* [DATASET EXTRACT]:
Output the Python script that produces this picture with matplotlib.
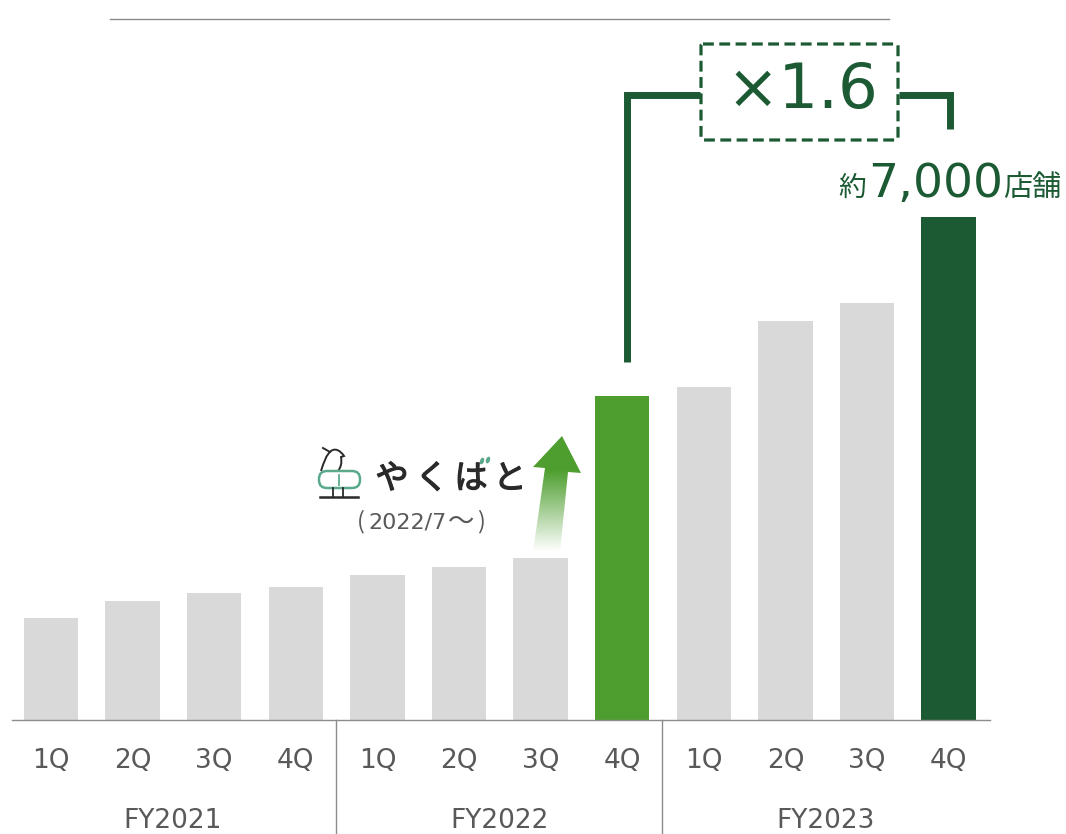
"""Store count by quarter, FY2021-FY2023, with the x1.6 growth callout."""

import matplotlib

matplotlib.use("Agg")  # headless

import matplotlib.patheffects as pe
import matplotlib.pyplot as plt
import numpy as np
from matplotlib.patches import Ellipse, FancyBboxPatch, PathPatch, Polygon
from matplotlib.path import Path

WIDTH, HEIGHT = 1066, 834
BASELINE_PX = 720
UNITS_PER_PX = 7000 / 503

GREY = "#d9d9d9"
LIGHT_GREEN = "#4d9e2e"
DARK_GREEN = "#1b5a33"
TEXT = "#595959"
RULE = "#8c8c8c"
INK = "#2a2a2a"
LOGO_GREEN = "#5aa98a"

SANS = ["DejaVu Sans", "Noto Sans CJK JP"]
JP = ["Noto Sans CJK JP", "DejaVu Sans"]

quarters = ["1Q", "2Q", "3Q", "4Q"] * 3
fiscal_years = ["FY2021", "FY2022", "FY2023"]
stores = [1420, 1655, 1770, 1850, 2020, 2130, 2255, 4510, 4635, 5555, 5805, 7000]
bar_colors = [GREY] * 7 + [LIGHT_GREEN] + [GREY] * 3 + [DARK_GREEN]

fig = plt.figure(figsize=(WIDTH / 100, HEIGHT / 100), dpi=100)

# bars live on their own axes, scaled so the slots line up with the labels below
ax = fig.add_axes([0, 0, 1, 1])
ax.bar(range(len(stores)), stores, width=0.667, color=bar_colors, zorder=2)
ax.set_xlim(-51 / 81.6, (WIDTH - 51) / 81.6)
ax.set_ylim(-(HEIGHT - BASELINE_PX) * UNITS_PER_PX, BASELINE_PX * UNITS_PER_PX)
ax.axis("off")

# annotations are laid out in pixels on a transparent overlay
ov = fig.add_axes([0, 0, 1, 1])
ov.set_xlim(0, WIDTH)
ov.set_ylim(HEIGHT, 0)
ov.axis("off")
ov.patch.set_alpha(0)

ov.plot([110, 889], [19, 19], color=RULE, lw=1)
ov.plot([12, 990], [720, 720], color=RULE, lw=1)
for x in (336, 662):
    ov.plot([x, x], [720, 834], color=RULE, lw=1)

for i, label in enumerate(quarters):
    ov.text(51 + 81.6 * i, 768, label, ha="center", va="baseline",
            fontsize=19, color=TEXT, family=SANS)
for x, label in zip((173, 500, 826), fiscal_years):
    ov.text(x, 828, label, ha="center", va="baseline",
            fontsize=19, color=TEXT, family=SANS)

# growth bracket and dashed multiplier box
ov.plot([627, 627, 700], [362, 95, 95], color=DARK_GREEN, lw=5,
        solid_joinstyle="miter", solid_capstyle="butt")
ov.plot([899, 950, 950], [95, 95, 129], color=DARK_GREEN, lw=5,
        solid_joinstyle="miter", solid_capstyle="butt")
ov.add_patch(FancyBboxPatch((701, 44), 197, 96, boxstyle="round,pad=0,rounding_size=2",
                            fc="white", ec=DARK_GREEN, lw=2.3, ls=(0, (3.4, 1.7)), zorder=3))
ov.text(802, 108, "×1.6", ha="center", va="baseline", fontsize=45,
        color=DARK_GREEN, family=SANS, zorder=4)

# total label above the last bar
ov.text(852, 196, "約", ha="center", va="baseline", fontsize=20, color=DARK_GREEN, family=JP)
ov.text(868, 197, f"{stores[-1]:,}", ha="left", va="baseline", fontsize=34,
        color=DARK_GREEN, family=SANS)
ov.text(1032, 196, "店舗", ha="center", va="baseline", fontsize=21, color=DARK_GREEN, family=JP)

# arrow fading out towards the 3Q bar
arrow = Polygon([(562, 436), (581, 473), (568, 472), (560, 552), (533, 552),
                 (545, 468), (533, 467)], closed=True, fc="none", ec="none")
ov.add_patch(arrow)
fade = np.ones((100, 2, 4))
fade[..., :3] = matplotlib.colors.to_rgb(LIGHT_GREEN)
fade[..., 3] = np.clip((552 - np.linspace(430, 555, 100))[:, None] / 82, 0, 1)
image = ov.imshow(fade, extent=(525, 590, 555, 430), aspect="auto", zorder=3)
image.set_clip_path(arrow)
ov.set_xlim(0, WIDTH)
ov.set_ylim(HEIGHT, 0)

# service logo: bird on a pill, then the name
bird = Path(
    [(321, 471), (324, 462), (326, 455), (331, 451),
     (335, 448), (340, 450), (344, 456), (341, 457),
     (342, 463), (341, 467), (338, 471)],
    [Path.MOVETO, Path.CURVE4, Path.CURVE4, Path.CURVE4,
     Path.CURVE4, Path.CURVE4, Path.CURVE4, Path.LINETO,
     Path.CURVE4, Path.CURVE4, Path.CURVE4],
)
ov.add_patch(PathPatch(bird, fc="none", ec=INK, lw=1.4))
ov.plot([323, 330], [448, 452], color=INK, lw=1.4)
ov.add_patch(FancyBboxPatch((319, 471), 41, 17, boxstyle="round,pad=0,rounding_size=8",
                            fc="none", ec=LOGO_GREEN, lw=1.8))
ov.plot([339, 339], [475, 485], color=LOGO_GREEN, lw=1.3)
ov.plot([333, 333], [488, 497], color=INK, lw=1.3)
ov.plot([343, 343], [488, 497], color=INK, lw=1.3)
ov.plot([320, 358], [497, 497], color=INK, lw=1.8)
for x, char in zip((392, 432, 471, 510), ("や", "く", "は", "と")):
    ov.text(x, 479, char, ha="center", va="center", fontsize=24, color=INK, family=JP,
            path_effects=[pe.withStroke(linewidth=0.9, foreground=INK)])
ov.add_patch(Ellipse((482, 461), 4, 7, angle=20, fc=LOGO_GREEN, ec="none", zorder=4))
ov.add_patch(Ellipse((488, 460), 4, 7, angle=20, fc=LOGO_GREEN, ec="none", zorder=4))

# start date, set piece by piece to keep the wide bracket spacing
ov.text(361, 522, "(", ha="center", va="center", fontsize=17, color=TEXT, family=JP)
ov.text(407, 522, "2022/7", ha="center", va="center", fontsize=16, color=TEXT, family=SANS)
ov.text(461, 522, "～", ha="center", va="center", fontsize=19, color=TEXT, family=JP)
ov.text(481, 522, ")", ha="center", va="center", fontsize=17, color=TEXT, family=JP)

fig.savefig("out.png", dpi=100)
plt.close(fig)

* [TASK]: Copy out the listing exactly as it stands, but not the pictures.

* [RESULT BELOW]:
Output the Python script that produces this picture with matplotlib.
"""Store count by quarter, FY2021-FY2023, with the x1.6 growth callout."""

import matplotlib

matplotlib.use("Agg")  # headless

import matplotlib.patheffects as pe
import matplotlib.pyplot as plt
import numpy as np
from matplotlib.patches import Ellipse, FancyBboxPatch, PathPatch, Polygon
from matplotlib.path import Path

WIDTH, HEIGHT = 1066, 834
BASELINE_PX = 720
UNITS_PER_PX = 7000 / 503

GREY = "#d9d9d9"
LIGHT_GREEN = "#4d9e2e"
DARK_GREEN = "#1b5a33"
TEXT = "#595959"
RULE = "#8c8c8c"
INK = "#2a2a2a"
LOGO_GREEN = "#5aa98a"

SANS = ["DejaVu Sans", "Noto Sans CJK JP"]
JP = ["Noto Sans CJK JP", "DejaVu Sans"]

quarters = ["1Q", "2Q", "3Q", "4Q"] * 3
fiscal_years = ["FY2021", "FY2022", "FY2023"]
stores = [1420, 1655, 1770, 1850, 2020, 2130, 2255, 4510, 4635, 5555, 5805, 7000]
bar_colors = [GREY] * 7 + [LIGHT_GREEN] + [GREY] * 3 + [DARK_GREEN]

fig = plt.figure(figsize=(WIDTH / 100, HEIGHT / 100), dpi=100)

# bars live on their own axes, scaled so the slots line up with the labels below
ax = fig.add_axes([0, 0, 1, 1])
ax.bar(range(len(stores)), stores, width=0.667, color=bar_colors, zorder=2)
ax.set_xlim(-51 / 81.6, (WIDTH - 51) / 81.6)
ax.set_ylim(-(HEIGHT - BASELINE_PX) * UNITS_PER_PX, BASELINE_PX * UNITS_PER_PX)
ax.axis("off")

# annotations are laid out in pixels on a transparent overlay
ov = fig.add_axes([0, 0, 1, 1])
ov.set_xlim(0, WIDTH)
ov.set_ylim(HEIGHT, 0)
ov.axis("off")
ov.patch.set_alpha(0)

ov.plot([110, 889], [19, 19], color=RULE, lw=1)
ov.plot([12, 990], [720, 720], color=RULE, lw=1)
for x in (336, 662):
    ov.plot([x, x], [720, 834], color=RULE, lw=1)

for i, label in enumerate(quarters):
    ov.text(51 + 81.6 * i, 768, label, ha="center", va="baseline",
            fontsize=19, color=TEXT, family=SANS)
for x, label in zip((173, 500, 826), fiscal_years):
    ov.text(x, 828, label, ha="center", va="baseline",
            fontsize=19, color=TEXT, family=SANS)

# growth bracket and dashed multiplier box
ov.plot([627, 627, 700], [362, 95, 95], color=DARK_GREEN, lw=5,
        solid_joinstyle="miter", solid_capstyle="butt")
ov.plot([899, 950, 950], [95, 95, 129], color=DARK_GREEN, lw=5,
        solid_joinstyle="miter", solid_capstyle="butt")
ov.add_patch(FancyBboxPatch((701, 44), 197, 96, boxstyle="round,pad=0,rounding_size=2",
                            fc="white", ec=DARK_GREEN, lw=2.3, ls=(0, (3.4, 1.7)), zorder=3))
ov.text(802, 108, "×1.6", ha="center", va="baseline", fontsize=45,
        color=DARK_GREEN, family=SANS, zorder=4)

# total label above the last bar
ov.text(852, 196, "約", ha="center", va="baseline", fontsize=20, color=DARK_GREEN, family=JP)
ov.text(868, 197, f"{stores[-1]:,}", ha="left", va="baseline", fontsize=34,
        color=DARK_GREEN, family=SANS)
ov.text(1032, 196, "店舗", ha="center", va="baseline", fontsize=21, color=DARK_GREEN, family=JP)

# arrow fading out towards the 3Q bar
arrow = Polygon([(562, 436), (581, 473), (568, 472), (560, 552), (533, 552),
                 (545, 468), (533, 467)], closed=True, fc="none", ec="none")
ov.add_patch(arrow)
fade = np.ones((100, 2, 4))
fade[..., :3] = matplotlib.colors.to_rgb(LIGHT_GREEN)
fade[..., 3] = np.clip((552 - np.linspace(430, 555, 100))[:, None] / 82, 0, 1)
image = ov.imshow(fade, extent=(525, 590, 555, 430), aspect="auto", zorder=3)
image.set_clip_path(arrow)
ov.set_xlim(0, WIDTH)
ov.set_ylim(HEIGHT, 0)

# service logo: bird on a pill, then the name
bird = Path(
    [(321, 471), (324, 462), (326, 455), (331, 451),
     (335, 448), (340, 450), (344, 456), (341, 457),
     (342, 463), (341, 467), (338, 471)],
    [Path.MOVETO, Path.CURVE4, Path.CURVE4, Path.CURVE4,
     Path.CURVE4, Path.CURVE4, Path.CURVE4, Path.LINETO,
     Path.CURVE4, Path.CURVE4, Path.CURVE4],
)
ov.add_patch(PathPatch(bird, fc="none", ec=INK, lw=1.4))
ov.plot([323, 330], [448, 452], color=INK, lw=1.4)
ov.add_patch(FancyBboxPatch((319, 471), 41, 17, boxstyle="round,pad=0,rounding_size=8",
                            fc="none", ec=LOGO_GREEN, lw=1.8))
ov.plot([339, 339], [475, 485], color=LOGO_GREEN, lw=1.3)
ov.plot([333, 333], [488, 497], color=INK, lw=1.3)
ov.plot([343, 343], [488, 497], color=INK, lw=1.3)
ov.plot([320, 358], [497, 497], color=INK, lw=1.8)
for x, char in zip((392, 432, 471, 510), ("や", "く", "は", "と")):
    ov.text(x, 479, char, ha="center", va="center", fontsize=24, color=INK, family=JP,
            path_effects=[pe.withStroke(linewidth=0.9, foreground=INK)])
ov.add_patch(Ellipse((482, 461), 4, 7, angle=20, fc=LOGO_GREEN, ec="none", zorder=4))
ov.add_patch(Ellipse((488, 460), 4, 7, angle=20, fc=LOGO_GREEN, ec="none", zorder=4))

# start date, set piece by piece to keep the wide bracket spacing
ov.text(361, 522, "(", ha="center", va="center", fontsize=17, color=TEXT, family=JP)
ov.text(407, 522, "2022/7", ha="center", va="center", fontsize=16, color=TEXT, family=SANS)
ov.text(461, 522, "～", ha="center", va="center", fontsize=19, color=TEXT, family=JP)
ov.text(481, 522, ")", ha="center", va="center", fontsize=17, color=TEXT, family=JP)

fig.savefig("out.png", dpi=100)
plt.close(fig)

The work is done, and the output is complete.